There’s many more options as well as assumptions/pitfalls. E.g., the detection probabilities of different types of taxa aren’t the same.
This is a very good question, because no formula includes artefact: how much the area was studied by experts, who knew where to look for what and were able to ID them (especially this concerns fungi,mosses, insects, myxomycetes,etc.). Hence, when it comes to ‘all species’, the formulas are OK for vascular plants, mammals, birds, reptiles or for calculating just one separate group (e.g., Coleoptera, or lichens, or myxomycetes). If you try to calculate diversity based on iNat OBs, you will need to include numbers of observers, calculate number of the observers going into more diverse areas (not only city parks and gardens) and also calculate uncalculable: for how many organism groups identification materials are available in certain territories and how many experts cover these areas.
I worked one summer with the ecologist Robert E. Ulanowicz who is best known for his book Ecology: The Ascendent Perspective.
Ulanowicz did some fascinating work studying the structure of trophic webs based on what species are doing, independently of what they “are”. I.e. measuring where energy and/or nutrients flow in an ecosystem, and then looking at that as a network and how the structure changes.
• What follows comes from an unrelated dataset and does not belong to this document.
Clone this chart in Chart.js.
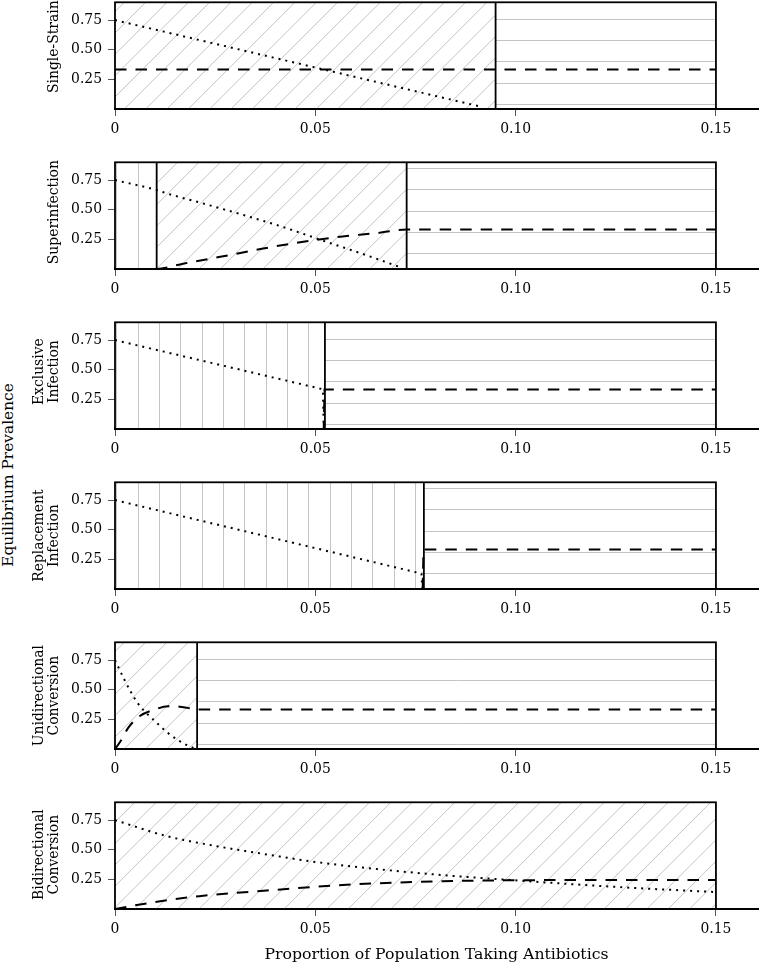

He was looking for physical laws that governed the evolution of ecosystems that are too complex and/or too random or chaotic to be governed by differential equations (which would be most ecosystems.) He wanted measures that would stand up to the replacement of one species by another, yet in filling a similar or analogous ecological niche, which is extremely common. His work is really compelling but there is a huge downside that it is incredibly laborious to actually measure the necessary networks. Also another problem is that most ecologists lack the mathematical background to understand it, not that it’s that hard, but just that it involves different tools (i.e. little or no calculus or statistics, but a lot of information theory) and thus tends to make more sense to a chemical engineer or thermodynamicist than it does to an ecologist.
His measures include forms of diversity indices, but not measuring numbers of species or individuals, but rather, quantities of energy or nutrients flowing in the trophic network. One of the key measures he uses is derived from informational theory, and can be seen as average mutual information contained in an ecosystem’s trophic network. Mathematically it is similar to a two-dimensional generalization of the simple entropy indices to measure diversity (like a Shannon index, see this Wikipedia page)
Although I find his work impractical for studying a specific ecosystem, I found it compelling for understanding the general dynamics of ecosystems. For example, he was able to hypothesize, and then scientifically test and find evidence for broad principles, such as the idea that ecosystems tend to become more efficient in the absence of disturbance, that there is a tradeoff between efficiency of energy/nutrient cycling and adaptability or resilience, and even in some cases that you can learn something about its recent history (such as assessing how recently an ecosystem was disturbed) by studying the structure of its trophic web, even if you are only observing it in the present and don’t know anything about its past history.
Part of me thinks Ulanowicz’s work may actually be most influential outside of ecology. The two of us co-authored a paper and I was surprised to find it get over a hundred citations, and many of them are in areas far outside ecology, such as in fields like wastewater management and urban planning, which makes sense because they study networks a lot.
I’m not usually a fan of “mathy ecology” but if you really want to delve into diversity indices I would highly recommend reading Ulanowicz’ work, particularly his second book (his first is a bit too mathy, his third is more philosophical and less focused on ecology). I consider him to be one of those eccentric geniuses who fundamentally changed the way I think for the better. He is also one of the few people I’ve ever encountered who has successfully applied the scientific method to “holistic” ideas, i.e. not trying to understand everything through reductionism.
My evenness score would be highly biased, though, since I only post one observation per taxon.